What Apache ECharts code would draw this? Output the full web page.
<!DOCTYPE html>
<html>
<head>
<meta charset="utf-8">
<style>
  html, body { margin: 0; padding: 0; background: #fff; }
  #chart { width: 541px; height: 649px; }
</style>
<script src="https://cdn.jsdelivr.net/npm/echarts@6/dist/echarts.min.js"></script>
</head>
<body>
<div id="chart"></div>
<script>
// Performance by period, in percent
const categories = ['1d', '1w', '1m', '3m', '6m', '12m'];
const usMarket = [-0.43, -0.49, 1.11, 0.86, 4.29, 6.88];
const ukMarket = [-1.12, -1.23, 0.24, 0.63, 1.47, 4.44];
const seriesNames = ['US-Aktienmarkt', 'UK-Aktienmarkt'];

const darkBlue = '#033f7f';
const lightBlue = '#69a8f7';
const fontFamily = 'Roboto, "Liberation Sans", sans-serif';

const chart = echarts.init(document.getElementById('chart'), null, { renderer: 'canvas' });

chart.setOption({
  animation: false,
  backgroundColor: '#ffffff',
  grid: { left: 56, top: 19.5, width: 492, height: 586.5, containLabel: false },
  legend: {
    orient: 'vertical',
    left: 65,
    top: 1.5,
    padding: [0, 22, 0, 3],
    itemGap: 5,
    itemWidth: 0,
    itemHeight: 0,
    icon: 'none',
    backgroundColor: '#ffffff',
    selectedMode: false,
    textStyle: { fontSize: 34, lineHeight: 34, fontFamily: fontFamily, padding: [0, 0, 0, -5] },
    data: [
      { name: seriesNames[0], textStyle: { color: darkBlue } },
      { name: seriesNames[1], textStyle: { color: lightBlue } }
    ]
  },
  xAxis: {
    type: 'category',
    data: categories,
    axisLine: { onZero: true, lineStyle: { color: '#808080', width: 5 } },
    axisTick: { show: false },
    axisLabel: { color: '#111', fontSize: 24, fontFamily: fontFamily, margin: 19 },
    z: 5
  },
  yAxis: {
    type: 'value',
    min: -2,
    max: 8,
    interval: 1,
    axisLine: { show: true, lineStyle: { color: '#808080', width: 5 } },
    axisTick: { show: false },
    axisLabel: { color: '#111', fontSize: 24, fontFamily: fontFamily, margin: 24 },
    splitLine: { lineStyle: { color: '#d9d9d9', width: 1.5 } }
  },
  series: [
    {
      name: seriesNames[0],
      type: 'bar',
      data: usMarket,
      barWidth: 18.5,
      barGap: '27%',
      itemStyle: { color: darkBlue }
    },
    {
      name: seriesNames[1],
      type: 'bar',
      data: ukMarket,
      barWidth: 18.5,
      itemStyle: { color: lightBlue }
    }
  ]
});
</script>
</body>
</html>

_Stated problem_
Nothing in the listing may be changed; retype it all exactly.

_Full answer_
What Apache ECharts code would draw this? Output the full web page.
<!DOCTYPE html>
<html>
<head>
<meta charset="utf-8">
<style>
  html, body { margin: 0; padding: 0; background: #fff; }
  #chart { width: 541px; height: 649px; }
</style>
<script src="https://cdn.jsdelivr.net/npm/echarts@6/dist/echarts.min.js"></script>
</head>
<body>
<div id="chart"></div>
<script>
// Performance by period, in percent
const categories = ['1d', '1w', '1m', '3m', '6m', '12m'];
const usMarket = [-0.43, -0.49, 1.11, 0.86, 4.29, 6.88];
const ukMarket = [-1.12, -1.23, 0.24, 0.63, 1.47, 4.44];
const seriesNames = ['US-Aktienmarkt', 'UK-Aktienmarkt'];

const darkBlue = '#033f7f';
const lightBlue = '#69a8f7';
const fontFamily = 'Roboto, "Liberation Sans", sans-serif';

const chart = echarts.init(document.getElementById('chart'), null, { renderer: 'canvas' });

chart.setOption({
  animation: false,
  backgroundColor: '#ffffff',
  grid: { left: 56, top: 19.5, width: 492, height: 586.5, containLabel: false },
  legend: {
    orient: 'vertical',
    left: 65,
    top: 1.5,
    padding: [0, 22, 0, 3],
    itemGap: 5,
    itemWidth: 0,
    itemHeight: 0,
    icon: 'none',
    backgroundColor: '#ffffff',
    selectedMode: false,
    textStyle: { fontSize: 34, lineHeight: 34, fontFamily: fontFamily, padding: [0, 0, 0, -5] },
    data: [
      { name: seriesNames[0], textStyle: { color: darkBlue } },
      { name: seriesNames[1], textStyle: { color: lightBlue } }
    ]
  },
  xAxis: {
    type: 'category',
    data: categories,
    axisLine: { onZero: true, lineStyle: { color: '#808080', width: 5 } },
    axisTick: { show: false },
    axisLabel: { color: '#111', fontSize: 24, fontFamily: fontFamily, margin: 19 },
    z: 5
  },
  yAxis: {
    type: 'value',
    min: -2,
    max: 8,
    interval: 1,
    axisLine: { show: true, lineStyle: { color: '#808080', width: 5 } },
    axisTick: { show: false },
    axisLabel: { color: '#111', fontSize: 24, fontFamily: fontFamily, margin: 24 },
    splitLine: { lineStyle: { color: '#d9d9d9', width: 1.5 } }
  },
  series: [
    {
      name: seriesNames[0],
      type: 'bar',
      data: usMarket,
      barWidth: 18.5,
      barGap: '27%',
      itemStyle: { color: darkBlue }
    },
    {
      name: seriesNames[1],
      type: 'bar',
      data: ukMarket,
      barWidth: 18.5,
      itemStyle: { color: lightBlue }
    }
  ]
});
</script>
</body>
</html>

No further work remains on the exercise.